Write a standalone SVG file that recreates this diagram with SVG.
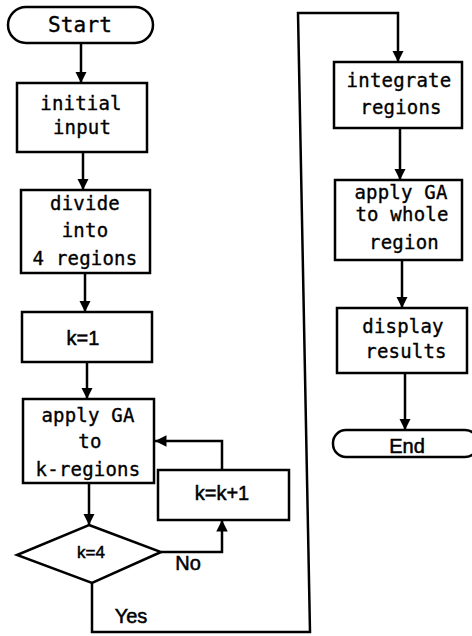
<svg xmlns="http://www.w3.org/2000/svg" width="472" height="636" viewBox="0 0 472 636">
<style>
.box{fill:#fff;stroke:#000;stroke-width:2.5}
.ln{fill:none;stroke:#000;stroke-width:2.5}
.t{font-family:"DejaVu Sans Mono","Liberation Mono",monospace;font-size:19px;letter-spacing:0.2px;text-anchor:middle;fill:#000;stroke:#000;stroke-width:0.35}
.s{font-family:"Liberation Sans",Arial,sans-serif;font-size:20px;text-anchor:middle;fill:#000;stroke:#000;stroke-width:0.5}
</style>
<defs>
<marker id="ah" viewBox="0 0 10 10" refX="10" refY="5" markerWidth="4.6" markerHeight="4.6" orient="auto" markerUnits="strokeWidth">
<path d="M0,0 L10,5 L0,10 Z" fill="#000"/>
</marker>
</defs>
<rect width="472" height="636" fill="#fff"/>
<g id="connectors">
<line class="ln" x1="81" y1="43" x2="81" y2="83" marker-end="url(#ah)"/>
<line class="ln" x1="83" y1="152" x2="83" y2="190" marker-end="url(#ah)"/>
<line class="ln" x1="85" y1="273" x2="85" y2="312" marker-end="url(#ah)"/>
<line class="ln" x1="87" y1="362" x2="87" y2="399" marker-end="url(#ah)"/>
<line class="ln" x1="89" y1="483" x2="89" y2="525" marker-end="url(#ah)"/>
<polyline class="ln" points="161,552 222,552 222,520" marker-end="url(#ah)"/>
<polyline class="ln" points="222,470 222,441 155,441" marker-end="url(#ah)"/>
<polyline class="ln" points="92,583 92,632 310,632 298,13 398,13 398,62" marker-end="url(#ah)"/>
<line class="ln" x1="400" y1="128" x2="400" y2="180" marker-end="url(#ah)"/>
<line class="ln" x1="402" y1="260" x2="402" y2="308" marker-end="url(#ah)"/>
<line class="ln" x1="405" y1="373" x2="405" y2="430" marker-end="url(#ah)"/>
<text class="s" x="188" y="570">No</text>
<text class="s" x="131" y="623">Yes</text>
</g>
<g id="start">
<rect class="box" x="8" y="7" width="145" height="36" rx="18"/>
<text class="t" x="80" y="32" style="font-size:21px">Start</text>
</g>
<g id="initial-input">
<rect class="box" x="17" y="83" width="130" height="69"/>
<text class="t" x="81" y="110">initial</text>
<text class="t" x="82" y="134">input</text>
</g>
<g id="divide">
<rect class="box" x="21" y="190" width="129" height="83"/>
<text class="t" x="85" y="210">divide</text>
<text class="t" x="85" y="237">into</text>
<text class="t" x="85" y="265">4 regions</text>
</g>
<g id="k1">
<rect class="box" x="22" y="312" width="130" height="50"/>
<text class="s" x="83" y="345">k=1</text>
</g>
<g id="apply-k">
<rect class="box" x="23" y="399" width="131" height="84"/>
<text class="t" x="88" y="422">apply GA</text>
<text class="t" x="90" y="448">to</text>
<text class="t" x="88" y="476">k-regions</text>
</g>
<g id="kinc">
<rect class="box" x="158" y="470" width="131" height="50"/>
<text class="s" x="222" y="500">k=k+1</text>
</g>
<g id="decision">
<polygon class="box" points="89,525 161,552 92,583 17,555"/>
<text class="s" x="91" y="558" style="font-size:17px">k=4</text>
</g>
<g id="integrate">
<rect class="box" x="334" y="62" width="128" height="66"/>
<text class="t" x="399" y="87">integrate</text>
<text class="t" x="401" y="114">regions</text>
</g>
<g id="apply-whole">
<rect class="box" x="335" y="180" width="127" height="80"/>
<text class="t" x="401" y="199">apply GA</text>
<text class="t" x="402" y="221">to whole</text>
<text class="t" x="404" y="249">region</text>
</g>
<g id="display">
<rect class="box" x="337" y="308" width="130" height="65"/>
<text class="t" x="403" y="333">display</text>
<text class="t" x="406" y="358">results</text>
</g>
<g id="end">
<rect class="box" x="333" y="430" width="145" height="27" rx="13"/>
<text class="s" x="407" y="453">End</text>
</g>
</svg>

→ **Work to complete**
Leave out the pictures and restate everything else word for word.

→ **Output**
Write a standalone SVG file that recreates this diagram with SVG.
<svg xmlns="http://www.w3.org/2000/svg" width="472" height="636" viewBox="0 0 472 636">
<style>
.box{fill:#fff;stroke:#000;stroke-width:2.5}
.ln{fill:none;stroke:#000;stroke-width:2.5}
.t{font-family:"DejaVu Sans Mono","Liberation Mono",monospace;font-size:19px;letter-spacing:0.2px;text-anchor:middle;fill:#000;stroke:#000;stroke-width:0.35}
.s{font-family:"Liberation Sans",Arial,sans-serif;font-size:20px;text-anchor:middle;fill:#000;stroke:#000;stroke-width:0.5}
</style>
<defs>
<marker id="ah" viewBox="0 0 10 10" refX="10" refY="5" markerWidth="4.6" markerHeight="4.6" orient="auto" markerUnits="strokeWidth">
<path d="M0,0 L10,5 L0,10 Z" fill="#000"/>
</marker>
</defs>
<rect width="472" height="636" fill="#fff"/>
<g id="connectors">
<line class="ln" x1="81" y1="43" x2="81" y2="83" marker-end="url(#ah)"/>
<line class="ln" x1="83" y1="152" x2="83" y2="190" marker-end="url(#ah)"/>
<line class="ln" x1="85" y1="273" x2="85" y2="312" marker-end="url(#ah)"/>
<line class="ln" x1="87" y1="362" x2="87" y2="399" marker-end="url(#ah)"/>
<line class="ln" x1="89" y1="483" x2="89" y2="525" marker-end="url(#ah)"/>
<polyline class="ln" points="161,552 222,552 222,520" marker-end="url(#ah)"/>
<polyline class="ln" points="222,470 222,441 155,441" marker-end="url(#ah)"/>
<polyline class="ln" points="92,583 92,632 310,632 298,13 398,13 398,62" marker-end="url(#ah)"/>
<line class="ln" x1="400" y1="128" x2="400" y2="180" marker-end="url(#ah)"/>
<line class="ln" x1="402" y1="260" x2="402" y2="308" marker-end="url(#ah)"/>
<line class="ln" x1="405" y1="373" x2="405" y2="430" marker-end="url(#ah)"/>
<text class="s" x="188" y="570">No</text>
<text class="s" x="131" y="623">Yes</text>
</g>
<g id="start">
<rect class="box" x="8" y="7" width="145" height="36" rx="18"/>
<text class="t" x="80" y="32" style="font-size:21px">Start</text>
</g>
<g id="initial-input">
<rect class="box" x="17" y="83" width="130" height="69"/>
<text class="t" x="81" y="110">initial</text>
<text class="t" x="82" y="134">input</text>
</g>
<g id="divide">
<rect class="box" x="21" y="190" width="129" height="83"/>
<text class="t" x="85" y="210">divide</text>
<text class="t" x="85" y="237">into</text>
<text class="t" x="85" y="265">4 regions</text>
</g>
<g id="k1">
<rect class="box" x="22" y="312" width="130" height="50"/>
<text class="s" x="83" y="345">k=1</text>
</g>
<g id="apply-k">
<rect class="box" x="23" y="399" width="131" height="84"/>
<text class="t" x="88" y="422">apply GA</text>
<text class="t" x="90" y="448">to</text>
<text class="t" x="88" y="476">k-regions</text>
</g>
<g id="kinc">
<rect class="box" x="158" y="470" width="131" height="50"/>
<text class="s" x="222" y="500">k=k+1</text>
</g>
<g id="decision">
<polygon class="box" points="89,525 161,552 92,583 17,555"/>
<text class="s" x="91" y="558" style="font-size:17px">k=4</text>
</g>
<g id="integrate">
<rect class="box" x="334" y="62" width="128" height="66"/>
<text class="t" x="399" y="87">integrate</text>
<text class="t" x="401" y="114">regions</text>
</g>
<g id="apply-whole">
<rect class="box" x="335" y="180" width="127" height="80"/>
<text class="t" x="401" y="199">apply GA</text>
<text class="t" x="402" y="221">to whole</text>
<text class="t" x="404" y="249">region</text>
</g>
<g id="display">
<rect class="box" x="337" y="308" width="130" height="65"/>
<text class="t" x="403" y="333">display</text>
<text class="t" x="406" y="358">results</text>
</g>
<g id="end">
<rect class="box" x="333" y="430" width="145" height="27" rx="13"/>
<text class="s" x="407" y="453">End</text>
</g>
</svg>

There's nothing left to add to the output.